2018年01月26日
サマリー
◆米国の約半分の家計が株式を保有している。日本と異なるのは、資産形成を必要とする現役世代を中心に、相対的な若年層も少額ながら株式を保有している点である。これは退職貯蓄を経由した間接保有の存在が大きい。
◆米国の退職貯蓄は名目GDPのおよそ1.4倍の規模である。IRA(個人退職勘定)や401kなどの確定拠出型の年金が中心で、退職貯蓄の半分は投信である。家計が投信を直接保有する分を含めて、米国の家計は投信を経由した株式保有を増やしてきたと言える。
◆個人(家計)にとって、退職貯蓄制度は、制度の持続性が懸念される公的年金(ソーシャルセキュリティ)を補完するものとなり、また、証券市場での運用の訓練になったとみられる。マクロ的な資金仲介構造における退職貯蓄の位置づけは、米国は経常収支赤字国であるにもかかわらず、国内にリスク性の長期の資金が存在することだと考えられる。
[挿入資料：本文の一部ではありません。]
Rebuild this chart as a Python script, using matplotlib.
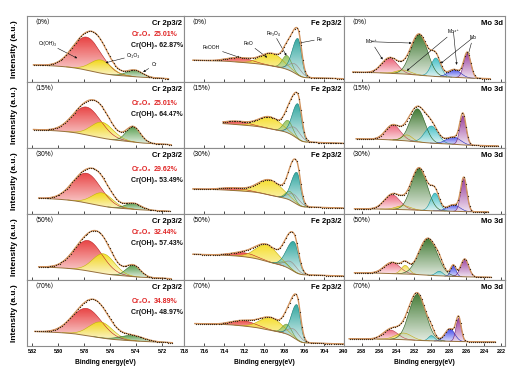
import numpy as np
import matplotlib
matplotlib.use('Agg')
import matplotlib.pyplot as plt
from matplotlib.colors import LinearSegmentedColormap, to_rgb
from matplotlib.patches import PathPatch
from matplotlib.path import Path

plt.rcParams['font.family'] = ['Liberation Sans', 'DejaVu Sans', 'Noto Sans CJK SC']

# ---------------- data ----------------
row_labels = ['（0%）', '（15%）', '（30%）', '（50%）', '（70%）']

# Cr 2p3/2 : Cr(OH)3, Cr2O3, Cr
cr_colors = ['#e62a2a', '#f2e00c', '#3f8f34']
cr_center = [[577.8, 576.7, 574.1], [577.8, 576.6, 574.2], [577.8, 576.6, 574.2],
             [577.7, 576.5, 574.2], [577.8, 576.7, 574.3]]
cr_amp = [[0.50, 0.20, 0.10], [0.42, 0.24, 0.23], [0.45, 0.20, 0.09],
          [0.46, 0.30, 0.17], [0.41, 0.24, 0.08]]
cr_sigma = [[1.1, 0.8, 0.6], [1.1, 0.85, 0.55], [1.1, 0.8, 0.6],
            [1.1, 0.85, 0.55], [1.15, 0.9, 0.9]]
cr_bg = [[0.26, 0.05], [0.28, 0.05], [0.24, 0.04], [0.20, 0.02], [0.22, 0.05]]
cr_range = [[571.5, 581.9], [571.3, 581.9], [571.4, 581.5], [571.3, 581.5], [571.2, 581.8]]
cr_cr2o3 = ['25.01%', '25.01%', '29.62%', '32.44%', '34.89%']
cr_croh3 = ['62.87%', '64.47%', '53.49%', '57.43%', '48.97%']

# Fe 2p3/2 : FeOOH, FeO, Fe3O4, satellite, Fe
fe_colors = ['#e8302a', '#f4da12', '#86bd48', '#bfa9a3', '#179c94']
fe_center = [[712.4, 709.2, 707.7, 706.9, 706.6], [712.7, 709.4, 707.6, 706.9, 706.6],
             [713.0, 709.4, 707.4, 707.0, 706.7], [712.0, 709.7, 708.0, 707.3, 707.0],
             [712.0, 709.3, 707.7, 707.0, 706.7]]
fe_amp = [[0.07, 0.19, 0.21, 0.14, 0.55], [0.05, 0.18, 0.19, 0.14, 0.53],
          [0.04, 0.23, 0.13, 0.12, 0.48], [0.06, 0.25, 0.06, 0.12, 0.45],
          [0.08, 0.19, 0.15, 0.13, 0.53]]
fe_sigma = [[1.2, 1.1, 0.45, 0.6, 0.35], [1.2, 1.1, 0.45, 0.6, 0.35],
            [1.2, 1.2, 0.45, 0.6, 0.35], [1.2, 1.1, 0.45, 0.6, 0.45],
            [1.2, 1.1, 0.45, 0.6, 0.35]]
fe_tail = [1.0, 1.0, 1.0, 1.0, 1.6]
fe_bg = [[0.33, 0.05], [0.37, 0.07], [0.38, 0.09], [0.39, 0.06], [0.34, 0.03]]
fe_range = [[702.1, 717.1], [702.1, 714.1], [702.1, 717.1], [702.1, 717.1], [702.0, 716.9]]

# Mo 3d : Mo6+(3/2), Mo4+(3/2), Mo6+(5/2), Mo(3/2), Mo4+, Mo
mo_colors = ['#ea4d66', '#f2d41a', '#2c6b1c', '#25b7be', '#2b35e8', '#8a2290']
mo_center = [[234.8, 233.2, 231.4, 229.5, 227.4, 225.9], [234.4, 232.8, 231.6, 230.0, 227.5, 226.4],
             [234.5, 233.2, 231.4, 229.6, 227.5, 226.3], [234.5, 233.0, 230.4, 229.1, 227.5, 226.2],
             [234.7, 233.2, 231.6, 230.0, 227.9, 226.9]]
mo_amp = [[0.23, 0.06, 0.62, 0.28, 0.12, 0.38], [0.23, 0.09, 0.50, 0.26, 0.11, 0.44],
          [0.22, 0.06, 0.64, 0.27, 0.10, 0.50], [0.17, 0.13, 0.56, 0.07, 0.16, 0.27],
          [0.14, 0.10, 0.70, 0.08, 0.19, 0.35]]
mo_sigma = [[0.9, 0.8, 0.95, 0.55, 0.7, 0.4], [0.85, 0.6, 0.85, 0.75, 0.8, 0.35],
            [0.9, 0.8, 0.9, 0.5, 0.7, 0.35], [0.9, 0.45, 1.05, 0.4, 0.3, 0.45],
            [0.85, 0.9, 0.95, 0.35, 0.55, 0.3]]
mo_bg = [[0.15, 0.05], [0.14, 0.03], [0.08, 0.03], [0.11, 0.04], [0.11, 0.06]]
mo_range = [[223.3, 239.0], [222.4, 238.6], [223.5, 238.8], [223.2, 238.8], [222.7, 239.4]]

col_titles = ['Cr 2p3/2', 'Fe 2p3/2', 'Mo 3d']
col_xlim = [(582.4, 570.3), (718, 702), (240, 221.6)]
col_ticks = [[582, 580, 578, 576, 574, 572], [718, 716, 714, 712, 710, 708, 706, 704],
             [240, 238, 236, 234, 232, 230, 228, 226, 224, 222]]
col_shirley = [0.5, 0.8, 0.5]

# ---------------- drawing ----------------
W, H = 530, 370
fig = plt.figure(figsize=(W / 100, H / 100), dpi=100)
col_left = [27, 184, 344]
col_w = [157, 160, 161]
row_top0, row_h = 16, 66


def peak(x, c, a, s, t=1.0):
    sig = np.where(x > c, s * t, s)
    return a * np.exp(-0.5 * ((x - c) / sig) ** 2)


def draw_panel(ax, rng, centers, amps, sigmas, tails, colors, bgl, bgr, w):
    lo, hi = rng
    x = np.linspace(lo, hi, 500)
    comps = [peak(x, c, a, s, t) for c, a, s, t in zip(centers, amps, sigmas, tails)]
    total = np.sum(comps, axis=0)
    cum = np.cumsum(total)
    cum /= cum[-1]
    lin = (x - lo) / (hi - lo)
    frac = w * cum + (1 - w) * lin
    bg = bgr + (bgl - bgr) * frac
    for comp, col in zip(comps, colors):
        m = comp > 0.004 * comp.max()
        xs = x[m]
        top = bg[m] + comp[m]
        bot = bg[m]
        verts = np.concatenate([np.column_stack([xs, top]),
                                np.column_stack([xs[::-1], bot[::-1]])])
        patch = PathPatch(Path(verts), facecolor='none', edgecolor='none',
                          transform=ax.transData)
        ax.add_patch(patch)
        rgb = np.array(to_rgb(col))
        light = rgb + (1 - rgb) * 0.85
        cmap = LinearSegmentedColormap.from_list('g', [light, rgb])
        grad = np.linspace(0, 1, 64).reshape(-1, 1)
        im = ax.imshow(grad, extent=[xs.min(), xs.max(), bot.min(), top.max()],
                       origin='lower', aspect='auto', cmap=cmap, alpha=0.88, zorder=2)
        im.set_clip_path(patch)
        ax.plot(xs, top, color=rgb * 0.8, lw=0.4, zorder=3)
    env = bg + total
    ax.plot(x, bg, color='#96703c', lw=0.7, zorder=4)
    ax.plot(x, env, color='#d0935e', lw=1.0, zorder=5)
    ax.plot(x[::7], env[::7], 'o', ms=0.9, mew=0, color='#3a2a1a', zorder=6)


axes = []
for r in range(5):
    row = []
    top = row_top0 + r * row_h
    for c in range(3):
        ax = fig.add_axes([col_left[c] / W, 1 - (top + row_h) / H, col_w[c] / W, row_h / H])
        ax.set_xlim(*col_xlim[c])
        ax.set_ylim(0, 1)
        ax.set_yticks([])
        ax.set_xticks(col_ticks[c])
        ax.tick_params(axis='x', direction='in', length=2, width=0.5, labelsize=4,
                       pad=2, labelbottom=(r == 4))
        for lab in ax.get_xticklabels():
            lab.set_fontweight('bold')
        for sp in ax.spines.values():
            sp.set_color('#8c8c8c')
            sp.set_linewidth(0.8)
        ax.text(0.03, 0.89, row_labels[r], transform=ax.transAxes, fontsize=4.7,
                va='center', ha='left')
        ax.text(0.985, 0.89, col_titles[c], transform=ax.transAxes, fontsize=5.5,
                fontweight='bold', va='center', ha='right')
        row.append(ax)
    axes.append(row)

    draw_panel(row[0], cr_range[r], cr_center[r], cr_amp[r], cr_sigma[r], [1, 1, 1],
               cr_colors, *cr_bg[r], col_shirley[0])
    draw_panel(row[1], fe_range[r], fe_center[r], fe_amp[r], fe_sigma[r], fe_tail,
               fe_colors, *fe_bg[r], col_shirley[1])
    draw_panel(row[2], mo_range[r], mo_center[r], mo_amp[r], mo_sigma[r], [1] * 6,
               mo_colors, *mo_bg[r], col_shirley[2])

    a0 = row[0]
    ty1 = 0.72 if r in (0, 3) else 0.68
    ty2 = 0.55 if r in (0, 3) else 0.50
    a0.text(0.665, ty1, 'Cr₂O₃', transform=a0.transAxes, fontsize=5, fontweight='bold',
            color='#e02424', va='center')
    a0.text(0.81, ty1, cr_cr2o3[r], transform=a0.transAxes, fontsize=5, fontweight='bold',
            color='#e02424', va='center')
    a0.text(0.665, ty2, 'Cr(OH)₃ ' + cr_croh3[r], transform=a0.transAxes, fontsize=5,
            fontweight='bold', color='#111111', va='center')

    fig.text(15 / W, 1 - (top + row_h / 2) / H, 'Intensity (a.u.)', rotation=90,
             fontsize=6, fontweight='bold', ha='center', va='center')

for c in range(3):
    fig.text((col_left[c] + col_w[c] / 2) / W, 1 - 363 / H, 'Binding energy(eV)',
             fontsize=4.8, fontweight='bold', ha='center', va='center')

# annotations in first row
ap = dict(arrowstyle='-|>', lw=0.4, color='#111111', mutation_scale=3, shrinkA=0, shrinkB=0)
fs = 3.6
a = axes[0][0]
a.annotate('Cr(OH)₃', xy=(0.32, 0.36), xytext=(0.13, 0.59), xycoords='axes fraction',
           textcoords='axes fraction', fontsize=fs, ha='center', va='center', arrowprops=ap)
a.annotate('Cr₂O₃', xy=(0.50, 0.29), xytext=(0.68, 0.40), xycoords='axes fraction',
           textcoords='axes fraction', fontsize=fs, ha='center', va='center', arrowprops=ap)
a.annotate('Cr', xy=(0.74, 0.15), xytext=(0.81, 0.26), xycoords='axes fraction',
           textcoords='axes fraction', fontsize=fs, ha='center', va='center', arrowprops=ap)
a = axes[0][1]
for txt, tip, pos in [('FeOOH', (0.35, 0.37), (0.17, 0.52)), ('FeO', (0.52, 0.37), (0.40, 0.59)),
                      ('Fe₃O₄', (0.64, 0.40), (0.56, 0.74)), ('Fe', (0.72, 0.59), (0.85, 0.65))]:
    a.annotate(txt, xy=tip, xytext=pos, xycoords='axes fraction', textcoords='axes fraction',
               fontsize=fs, ha='center', va='center', arrowprops=ap)
a = axes[0][2]
for txt, tips, pos in [('Mo⁶⁺', [(0.24, 0.34), (0.42, 0.59)], (0.17, 0.61)),
                       ('Mo⁴⁺', [(0.39, 0.17), (0.70, 0.26)], (0.68, 0.76)),
                       ('Mo', [(0.77, 0.40), (0.60, 0.28)], (0.80, 0.67))]:
    for k, tip in enumerate(tips):
        a.annotate(txt if k == 0 else '', xy=tip, xytext=pos, xycoords='axes fraction',
                   textcoords='axes fraction', fontsize=fs, ha='center', va='center',
                   arrowprops=ap)

fig.savefig('out.png', dpi=100)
◆米国の規模と比較すると、日本の年金は相対的に少ないことになる。経常収支の黒字国であり、国内の資金が不足しているわけではないが、公的年金の積立金取り崩しが始まったことから、個人の退職後の貯蓄としても、資金仲介上リスクを取れる長期資金としても、退職貯蓄の積み上げが望まれる。